Working internationally also allows useful ideas to spread, and be taken up elsewhere. For example, disruption of the DSEI (London) and ADEX (Seoul) arms fairs have inspired each other.
International working is also important because in coming together as humans from different states, we are directly challenging the kind of nationalism and racism that is oxygen to militarism. Multinational facets of war can only be challenged by a global consciousness.
An immediate answer to the question of 'what can we do?' include signing up to WRI's eNewsletter War Profiteers News. Its available in Spanish and English. Would you like to volunteer to translate it into Turkish?
And if you have some money to spare, come to our conference on the topic next month in South Korea!

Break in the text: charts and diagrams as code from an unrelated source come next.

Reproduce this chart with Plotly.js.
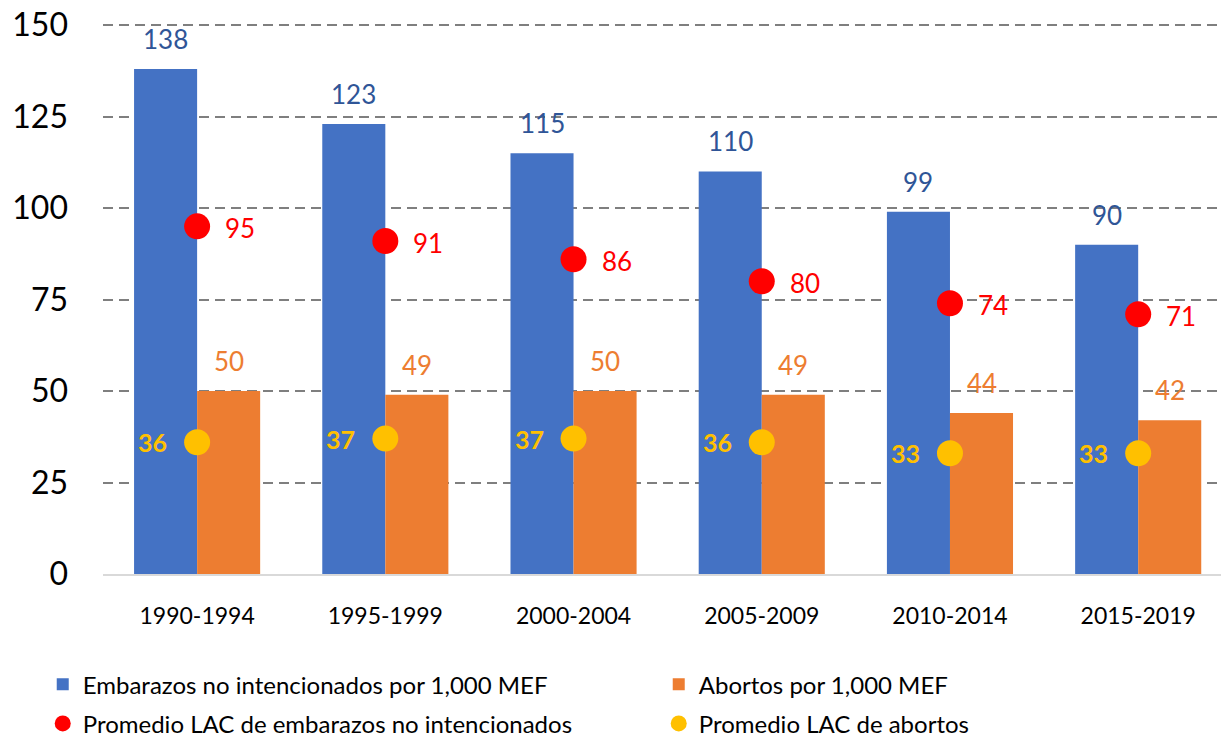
<!DOCTYPE html>
<html>
<head>
<meta charset="utf-8">
<script src="https://cdn.plot.ly/plotly-3.0.1.min.js"></script>
<style>
  html, body { margin: 0; padding: 0; background: #fff; }
  #chart { width: 1221px; height: 739px; }
</style>
</head>
<body>
<div id="chart"></div>
<script>
// data
const categories = ['1990-1994', '1995-1999', '2000-2004', '2005-2009', '2010-2014', '2015-2019'];
const embarazos = [138, 123, 115, 110, 99, 90];
const abortos = [50, 49, 50, 49, 44, 42];
const lacEmbarazos = [95, 91, 86, 80, 74, 71];
const lacAbortos = [36, 37, 37, 36, 33, 33];

const seriesNames = [
  'Embarazos no intencionados por 1,000 MEF',
  'Abortos por 1,000 MEF',
  'Promedio LAC de embarazos no intencionados',
  'Promedio LAC de abortos'
];

const FONT = 'Lato, "Open Sans", sans-serif';
const BLUE = '#4472C4', ORANGE = '#ED7D31', RED = '#FF0000', YELLOW = '#FFC000';

// two legend columns: left = pregnancies, right = abortions
const traces = [
  {
    type: 'bar', x: categories, y: embarazos, name: seriesNames[0],
    marker: { color: BLUE }, legend: 'legend', legendgroup: 'a'
  },
  {
    type: 'bar', x: categories, y: abortos, name: seriesNames[1],
    marker: { color: ORANGE }, legend: 'legend2', legendgroup: 'c'
  },
  {
    type: 'scatter', mode: 'markers', x: categories, y: lacEmbarazos, name: seriesNames[2],
    marker: { color: RED, size: 26 }, cliponaxis: false, legend: 'legend', legendgroup: 'b'
  },
  {
    type: 'scatter', mode: 'markers', x: categories, y: lacAbortos, name: seriesNames[3],
    marker: { color: YELLOW, size: 26 }, cliponaxis: false, legend: 'legend2', legendgroup: 'd'
  }
];

// value labels
const barOffset = 0.1675;
const annotations = [];
categories.forEach((c, i) => {
  annotations.push({
    x: i - barOffset, y: embarazos[i], xref: 'x', yref: 'y', text: String(embarazos[i]),
    showarrow: false, yanchor: 'bottom', yshift: 12,
    font: { family: FONT, size: 26, color: '#2F5597' }
  });
  annotations.push({
    x: i + barOffset, y: abortos[i], xref: 'x', yref: 'y', text: String(abortos[i]),
    showarrow: false, yanchor: 'bottom', yshift: 12,
    font: { family: FONT, size: 26, color: ORANGE }
  });
  annotations.push({
    x: i, y: lacEmbarazos[i], xref: 'x', yref: 'y', text: String(lacEmbarazos[i]),
    showarrow: false, xanchor: 'left', xshift: 26, yshift: -2,
    font: { family: FONT, size: 26, color: RED }
  });
  annotations.push({
    x: i, y: lacAbortos[i], xref: 'x', yref: 'y', text: '<b>' + lacAbortos[i] + '</b>',
    showarrow: false, xanchor: 'right', xshift: -28,
    font: { family: FONT, size: 25, color: YELLOW }
  });
});

const legendBase = {
  orientation: 'v',
  xref: 'container',
  yref: 'container',
  y: 0.104,
  xanchor: 'left',
  yanchor: 'top',
  itemwidth: 30,
  tracegroupgap: 5,
  bgcolor: 'rgba(0,0,0,0)',
  font: { family: FONT, size: 24, color: '#000000' },
  traceorder: 'grouped'
};

const layout = {
  width: 1221,
  height: 739,
  margin: { l: 103, r: 0, t: 24, b: 165, autoexpand: false },
  paper_bgcolor: '#ffffff',
  plot_bgcolor: '#ffffff',
  font: { family: FONT, color: '#000000' },
  barmode: 'group',
  bargap: 0.33,
  bargroupgap: 0,
  showlegend: true,
  xaxis: {
    type: 'category',
    range: [-0.5, 5.44],
    automargin: false,
    showgrid: false,
    showline: true,
    linecolor: '#d9d9d9',
    linewidth: 2,
    ticks: '',
    ticklabelstandoff: 20,
    tickfont: { family: FONT, size: 23, color: '#000000' }
  },
  yaxis: {
    range: [0, 150.3],
    automargin: false,
    tickvals: [0, 25, 50, 75, 100, 125, 150],
    gridcolor: '#7f7f7f',
    gridwidth: 2,
    griddash: '10px,6px',
    zeroline: false,
    showline: false,
    ticks: '',
    ticklabelstandoff: 34,
    tickfont: { family: FONT, size: 32, color: '#000000' }
  },
  legend: Object.assign({}, legendBase, { x: 0.035 }),
  legend2: Object.assign({}, legendBase, { x: 0.035 + 616 / 1221 }),
  annotations: annotations
};

Plotly.newPlot('chart', traces, layout, { displayModeBar: false, staticPlot: true });
</script>
</body>
</html>
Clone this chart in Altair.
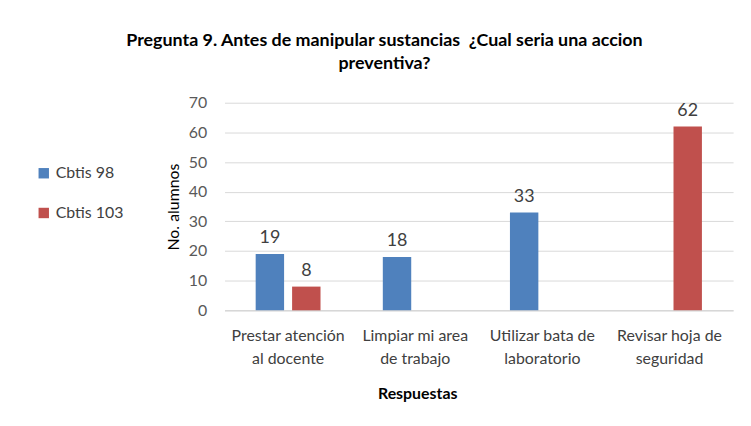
import altair as alt
import pandas as pd

categories = ["Prestar atención|al docente", "Limpiar mi area|de trabajo",
              "Utilizar bata de|laboratorio", "Revisar hoja de|seguridad"]
series = ["Cbtis 98", "Cbtis 103"]
cbtis98 = [19, 18, 33, None]
cbtis103 = [8, None, None, 62]
colors = ["#4f81bd", "#c0504d"]

rows = []
for i, c in enumerate(categories):
    for s, vals in zip(series, [cbtis98, cbtis103]):
        if vals[i] is not None:
            rows.append({"cat": c, "serie": s, "val": vals[i]})
df = pd.DataFrame(rows)

FONT = "Lato"

base = alt.Chart(df).encode(
    x=alt.X("cat:N", sort=categories,
            scale=alt.Scale(paddingInner=0.49, paddingOuter=0.245),
            axis=alt.Axis(title="Respuestas", labelAngle=0,
                          labelExpr="split(datum.label, '|')",
                          labelFontSize=16, labelColor="#404040", labelFont=FONT,
                          labelLineHeight=24, labelPadding=17, ticks=False,
                          domainColor="#d0d0d0", titleFontSize=16, titleFont=FONT,
                          titleFontWeight="bold", titleColor="#000000",
                          titlePadding=19, titleX=194)),
    xOffset=alt.XOffset("serie:N", sort=series,
                        scale=alt.Scale(domain=series, paddingInner=0.22)),
    y=alt.Y("val:Q", scale=alt.Scale(domain=[0, 70]),
            axis=alt.Axis(title="No. alumnos", values=list(range(0, 71, 10)),
                          labelOverlap=False,
                          grid=True, gridColor="#d9d9d9", domain=False, ticks=False,
                          labelFontSize=16, labelColor="#595959", labelFont=FONT,
                          labelPadding=18, titleFontSize=16, titleFont=FONT,
                          titleFontWeight="normal", titleColor="#000000",
                          titlePadding=7)),
)

bars = base.mark_bar().encode(
    color=alt.Color("serie:N", sort=series,
                    scale=alt.Scale(domain=series, range=colors),
                    legend=alt.Legend(title=None, orient="none", legendX=-190,
                                      legendY=63, symbolType="square",
                                      symbolSize=110, labelFontSize=16,
                                      labelFont=FONT, labelColor="#404040",
                                      rowPadding=24, symbolStrokeWidth=0)),
)

labels = base.mark_text(dy=-16, fontSize=18, font=FONT, color="#404040",
                        baseline="middle").encode(text="val:Q")

chart = (bars + labels).properties(
    width=512, height=209,
    padding={"left": 28, "top": 23, "right": 10, "bottom": 10},
    title=alt.Title(["Pregunta 9. Antes de manipular sustancias \u00a0¿Cual seria una accion",
                     "preventiva?"],
                    font=FONT, fontSize=18, fontWeight="bold", color="#000000",
                    lineHeight=23, anchor="middle", frame="bounds", offset=22),
).configure_view(stroke=None)

chart.save("out.html", embed_options={"renderer": "svg", "actions": False})
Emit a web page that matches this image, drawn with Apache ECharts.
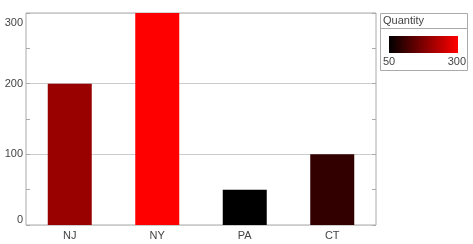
<!DOCTYPE html>
<html>
<head>
<meta charset="utf-8">
<script src="https://cdn.jsdelivr.net/npm/echarts@6/dist/echarts.min.js"></script>
<style>html,body{margin:0;padding:0;background:#fff}#c{width:473px;height:244px}</style>
</head>
<body>
<div id="c"></div>
<script>
var categories = ['NJ', 'NY', 'PA', 'CT'];
var quantities = [200, 300, 50, 100];
var colorMin = 50, colorMax = 300;
var legendTitle = 'Quantity';
var yMin = 0, yMax = 300, yInterval = 100;

var chart = echarts.init(document.getElementById('c'), null, {renderer: 'canvas'});
var font = 'Liberation Sans';
var axisGray = '#aaaaaa';
var yCommon = {
  type: 'value', min: yMin, max: yMax, interval: yInterval,
  axisLine: {show: false},
  axisTick: {show: true, inside: true, length: 4, lineStyle: {color: axisGray}},
  minorTick: {show: true, splitNumber: 2, length: 4, lineStyle: {color: axisGray}}
};
chart.setOption({
  animation: false,
  grid: {left: 26, top: 13, width: 350, height: 212, show: true, borderColor: axisGray, borderWidth: 1, backgroundColor: '#fff'},
  xAxis: {
    type: 'category', data: categories,
    axisLine: {show: false}, axisTick: {show: false},
    axisLabel: {fontFamily: font, fontSize: 11, color: '#444', margin: 5}
  },
  yAxis: [
    Object.assign({}, yCommon, {
      position: 'left',
      splitLine: {show: true, lineStyle: {color: '#cccccc'}},
      axisLabel: {fontFamily: font, fontSize: 11, color: '#444', margin: 3,
        verticalAlignMinLabel: 'bottom', verticalAlignMaxLabel: 'top',
        formatter: function (v) { return v === yMax ? '{mx|' + v + '}' : String(v); },
        rich: {mx: {fontFamily: font, fontSize: 11, color: '#444', padding: [4, 0, 0, 0]}}
      }
    }),
    Object.assign({}, yCommon, {
      position: 'right',
      splitLine: {show: false},
      axisLabel: {show: false}
    })
  ],
  visualMap: {
    show: false, type: 'continuous', min: colorMin, max: colorMax, dimension: 1,
    seriesIndex: 0, inRange: {color: ['#000000', '#ff0000']}
  },
  series: [{
    type: 'bar', data: quantities, barWidth: 44, yAxisIndex: 0
  }],
  graphic: [
    {type: 'rect', shape: {x: 380.5, y: 13.5, width: 87, height: 57}, style: {fill: '#fff', stroke: axisGray, lineWidth: 1}},
    {type: 'line', shape: {x1: 380.5, y1: 28.5, x2: 467.5, y2: 28.5}, style: {stroke: axisGray, lineWidth: 1}},
    {type: 'text', x: 383, y: 21, style: {text: legendTitle, font: '11px ' + font, fill: '#444', verticalAlign: 'middle'}},
    {type: 'rect', shape: {x: 389, y: 36, width: 69, height: 17},
      style: {fill: new echarts.graphic.LinearGradient(0, 0, 1, 0, [{offset: 0, color: '#000000'}, {offset: 1, color: '#ff0000'}])}},
    {type: 'text', x: 383, y: 62, style: {text: String(colorMin), font: '11px ' + font, fill: '#444', verticalAlign: 'middle'}},
    {type: 'text', x: 466, y: 62, style: {text: String(colorMax), font: '11px ' + font, fill: '#444', verticalAlign: 'middle', align: 'right'}}
  ]
});
</script>
</body>
</html>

CO is part of a spectrum of resistance against militarism, oppression and violence. It works best when in this context, it recognises the ways in which other drivers of militarism work, like the arms trade.
CO could be used as a concept to encourage those who work for war profiteers to declare themselves COs.
To be successful in challenging the creep of militarism, we need to recognise militarism at work, expose this to the wider public, and then exploit its weaknesses to transform it. Conscription and armies is one aspect of militarism that must be tackled therefore, and the war economy is another.
This is the text of a talk given by Hannah Brock at the International Conscientious Objection Symposium in Istanbul, September 2015, run by Vicdani Ret (the Turkish CO Association).